IPPIA (‛Ιππίας, Hippias)
Figlio del tiranno Pisistrato. Se fosse primogenito I. o Ipparco, è questione controversa fin dal tempo di Tucidide. L'opinione allora comune, che Tucidide invano si sforza di combattere, è che Ipparco fosse il primogenito e dunque il successore del padre nel dominio; il poeta che, certo subito dopo la liberazione di Atene dai tiranni, compose la canzone in onore di Armodio designava Ipparco espressamente come ὁ τύραννος. Parrebbe dunque che I. negli anni dal 527 (morte di Pisistrato) al 514 (assassinio d'Ipparco) avesse collaborato col fratello nel governo senza essere effettivamente tiranno. Tiranno di nome e di fatto sarebbe divenuto solo dopo la morte di lui.

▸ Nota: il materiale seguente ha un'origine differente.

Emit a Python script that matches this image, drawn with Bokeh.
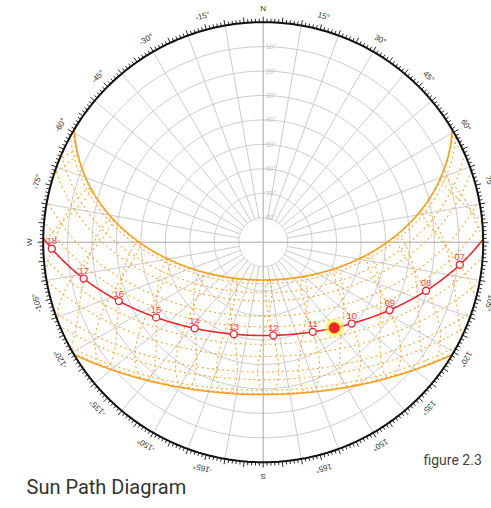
import numpy as np
from bokeh.plotting import figure
from bokeh.models import Range1d, Label
from bokeh.embed import file_html
from bokeh.resources import INLINE
from bokeh.core.properties import value

# ---------------- data / parameters ----------------
LATITUDE = 38.9          # site latitude (deg)
LONGITUDE = -77.04       # site longitude (deg)
TIMEZONE = -5.0          # hours from UTC
TODAY_DAY = 82           # day of year of the highlighted (red) path
SUN_TIME = 10.45         # clock time of the current sun position
HOURS = [7, 8, 9, 10, 11, 12, 13, 14, 15, 16, 17, 18]
HOUR_LABELS = ["07", "08", "09", "10", "11", "12", "13", "14", "15", "16", "17", "18"]
SOLSTICE_DAYS = [172, 355]
MONTH_DAYS = [1, 32, 60, 91, 121, 152, 182, 213, 244, 274, 305, 335]
ANALEMMA_HOURS = [4, 5, 6, 7, 8, 9, 10, 11, 12, 13, 14, 15, 16, 17, 18, 19, 20]
ALT_RINGS = [10, 20, 30, 40, 50, 60, 70, 80]
AZ_TICKS = [0, 15, 30, 45, 60, 75, 90, 105, 120, 135, 150, 165, 180,
            195, 210, 225, 240, 255, 270, 285, 300, 315, 330, 345]
AZ_TEXT = ["N", "15°", "30°", "45°", "60°", "75°", "E", "105°", "120°", "135°", "150°", "165°", "S",
           "-165°", "-150°", "-135°", "-120°", "-105°", "W", "-75°", "-60°", "-45°", "-30°", "-15°"]

# ---------------- layout ----------------
W, H = 491, 506
CX, CY = 262.7, 241.7      # canvas position of the diagram centre
RPX = 220.0                # horizon radius in px
PX = 90.0 / RPX            # data units (zenith degrees) per px

ORANGE = "#f59f1f"
ORANGE_DOT = "#f7a83a"
RED = "#e8262b"
RED_TXT = "#ea4a4f"
GRID = "#cbcbcb"


def solar(n, clock):
    n = np.asarray(n, dtype=float)
    clock = np.asarray(clock, dtype=float)
    g = 2 * np.pi / 365.0 * (n - 1 + (clock - 12) / 24.0)
    decl = (0.006918 - 0.399912 * np.cos(g) + 0.070257 * np.sin(g) - 0.006758 * np.cos(2 * g)
            + 0.000907 * np.sin(2 * g) - 0.002697 * np.cos(3 * g) + 0.00148 * np.sin(3 * g))
    eot = 229.18 * (0.000075 + 0.001868 * np.cos(g) - 0.032077 * np.sin(g)
                    - 0.014615 * np.cos(2 * g) - 0.040849 * np.sin(2 * g))
    st = clock + (eot + 4 * LONGITUDE - 60 * TIMEZONE) / 60.0
    ha = np.radians(15 * (st - 12))
    lat = np.radians(LATITUDE)
    alt = np.degrees(np.arcsin(np.sin(lat) * np.sin(decl) + np.cos(lat) * np.cos(decl) * np.cos(ha)))
    az = np.degrees(np.arctan2(np.sin(ha), np.cos(ha) * np.sin(lat) - np.tan(decl) * np.cos(lat))) + 180
    return alt, az


def proj(alt, az):
    r = 90.0 - np.asarray(alt)
    a = np.radians(az)
    return r * np.sin(a), r * np.cos(a)


def segments(alt, az):
    xs, ys = [], []
    x, y = proj(alt, az)
    vis = alt >= 0
    cur_x, cur_y = [], []
    for i in range(len(alt)):
        if vis[i]:
            cur_x.append(float(x[i])); cur_y.append(float(y[i]))
        else:
            if len(cur_x) > 1:
                xs.append(cur_x); ys.append(cur_y)
            cur_x, cur_y = [], []
    if len(cur_x) > 1:
        xs.append(cur_x); ys.append(cur_y)
    return xs, ys


p = figure(width=W, height=H, output_backend="svg", toolbar_location=None,
           x_axis_type=None, y_axis_type=None,
           x_range=Range1d((0 - CX) * PX, (W - CX) * PX),
           y_range=Range1d((CY - H) * PX, CY * PX),
           min_border=0, outline_line_color=None)
p.grid.visible = False
p.background_fill_color = "white"
p.border_fill_color = "white"

t = np.linspace(0, 2 * np.pi, 361)

# altitude rings
rx, ry = [], []
for a in ALT_RINGS:
    r = 90 - a
    rx.append(list(r * np.cos(t))); ry.append(list(r * np.sin(t)))
p.multi_line(rx, ry, line_color=GRID, line_width=1)

# radial azimuth lines every 10 deg
lx, ly = [], []
for az in range(0, 360, 10):
    if az % 90 == 0:
        continue
    a = np.radians(az)
    lx.append([10 * np.sin(a), 90 * np.sin(a)]); ly.append([10 * np.cos(a), 90 * np.cos(a)])
p.multi_line(lx, ly, line_color=GRID, line_width=1)
p.multi_line([[0, 0], [-90, 90]], [[-90, 90], [0, 0]], line_color="#a8a8a8", line_width=1)

# altitude labels
p.text(x=[2.5 * PX] * len(ALT_RINGS), y=[90 - a for a in ALT_RINGS],
       text=[f"{a}°" for a in ALT_RINGS], text_font=value("Liberation Sans"),
       text_font_size="7px", text_color="#c4c4c4", text_align="left", text_baseline="middle")

# analemmas (dotted)
days = np.arange(1, 367)
ax, ay = [], []
for h in ANALEMMA_HOURS:
    alt, az = solar(days, np.full(days.shape, float(h)))
    sx, sy = segments(alt, az)
    ax += sx; ay += sy
p.multi_line(ax, ay, line_color=ORANGE_DOT, line_width=1.1, line_dash="2 3")

# monthly day paths (dotted)
clk = np.arange(0, 24.0001, 1 / 60.0)
mx, my = [], []
for d in MONTH_DAYS:
    alt, az = solar(np.full(clk.shape, d), clk)
    sx, sy = segments(alt, az)
    mx += sx; my += sy
p.multi_line(mx, my, line_color=ORANGE_DOT, line_width=1.1, line_dash="2 3")

# solstice paths
sx_all, sy_all = [], []
for d in SOLSTICE_DAYS:
    alt, az = solar(np.full(clk.shape, d), clk)
    sx, sy = segments(alt, az)
    sx_all += sx; sy_all += sy
p.multi_line(sx_all, sy_all, line_color=ORANGE, line_width=1.6)

# today's path
alt, az = solar(np.full(clk.shape, TODAY_DAY), clk)
tx, ty = segments(alt, az)
p.multi_line(tx, ty, line_color=RED, line_width=1.6)

# hour markers
halt, haz = solar(np.full(len(HOURS), TODAY_DAY), np.array(HOURS, dtype=float))
hx, hy = proj(halt, haz)
p.scatter(hx, hy, size=7, marker="circle", fill_color="white", line_color=RED, line_width=1.3)
p.text(x=list(hx), y=list(hy + 4.5 * PX), text=HOUR_LABELS, text_font=value("Liberation Sans"),
       text_font_size="9.5px", text_color=RED_TXT, text_align="center", text_baseline="bottom")

# sun
salt, saz = solar(np.array([TODAY_DAY]), np.array([SUN_TIME]))
sx_, sy_ = proj(salt, saz)
p.scatter(sx_, sy_, size=20, marker="circle", fill_color="#fff27a", fill_alpha=0.55, line_color=None)
p.scatter(sx_, sy_, size=14, marker="circle", fill_color="#ffe600", fill_alpha=0.6, line_color=None)
p.scatter(sx_, sy_, size=10, marker="circle", fill_color=RED, line_color=RED)

# outer horizon circle and ticks
p.line(list(90 * np.cos(t)), list(90 * np.sin(t)), line_color="#111111", line_width=2)
kx, ky = [], []
for az in range(0, 360):
    ln = 5.5 if az % 5 == 0 else 3.5
    a = np.radians(az)
    r0, r1 = 90, 90 + ln * PX
    kx.append([r0 * np.sin(a), r1 * np.sin(a)]); ky.append([r0 * np.cos(a), r1 * np.cos(a)])
p.multi_line(kx, ky, line_color="#111111", line_width=0.9)

# azimuth labels
LR = 234 * PX
ang = np.radians(AZ_TICKS)
p.text(x=list(LR * np.sin(ang)), y=list(LR * np.cos(ang)), text=AZ_TEXT,
       angle=list(-ang), text_font=value("Liberation Sans"), text_font_size="8px",
       text_color="#333333", text_align="center", text_baseline="middle")

p.add_layout(Label(x=423, y=H - 467, x_units="screen", y_units="screen", text="figure 2.3",
                   text_font="Roboto", text_font_size="14px", text_color="#444444"))
p.add_layout(Label(x=26, y=H - 498, x_units="screen", y_units="screen", text="Sun Path Diagram",
                   text_font="Roboto", text_font_size="20px", text_color="#333333"))

open("out.html", "w").write(file_html(p, INLINE))
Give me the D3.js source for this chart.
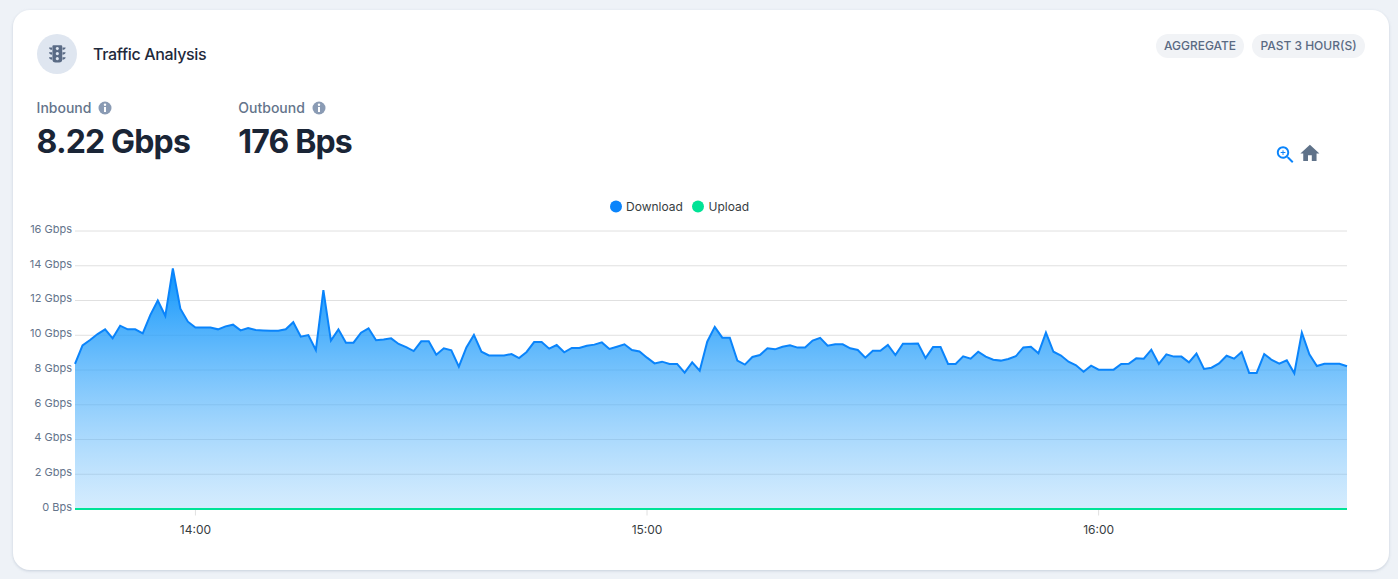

A spiegazione dell'uccisione d'Ipparco Tucidide adduce solo motivi personali: la rivalità amorosa, l'offesa recata da Ipparco alla sorella di Armodio (v. armodio e aristogitone). Ma certo è che, sebbene al momento un'insurrezione del popolo, sulla quale contavano i tirannicidi, non avvenisse, tuttavia l'opposizione ai Pisistratidi aveva troppo profonde radici per essere paga d'un episodio personale; covava nel cuore degli esuli, molti e di famiglie cospicue. Fallì un primo tentativo di penetrare dal nord: i valorosi esuli accampati sulle pendici del Parnete, a Lepsidrio, caddero per tradimento. Ma poco dopo gli Alcmeonidi, con l'aiuto dell'oracolo delfico e le forze di un esercito spartano comandato dal re Cleomene, riuscirono a occupare Atene. I., assediato nell'acropoli, capitolò dopo pochi giorni (510). Si ritirò nel suo possedimento di Sigeo sull'Ellesponto, dove dominò d'ora in poi come vassallo del re di Persia. Nel 490, vecchio ormai di settant'anni, I. seguì in Grecia le forze persiane, assistette alla battaglia di Maratona, sperò invano in una cooperazione che avrebbe forse dovuto ridargli l'antico dominio. Deluso ancora una volta, morì subito dopo, forse prima di far ritorno a Sigeo.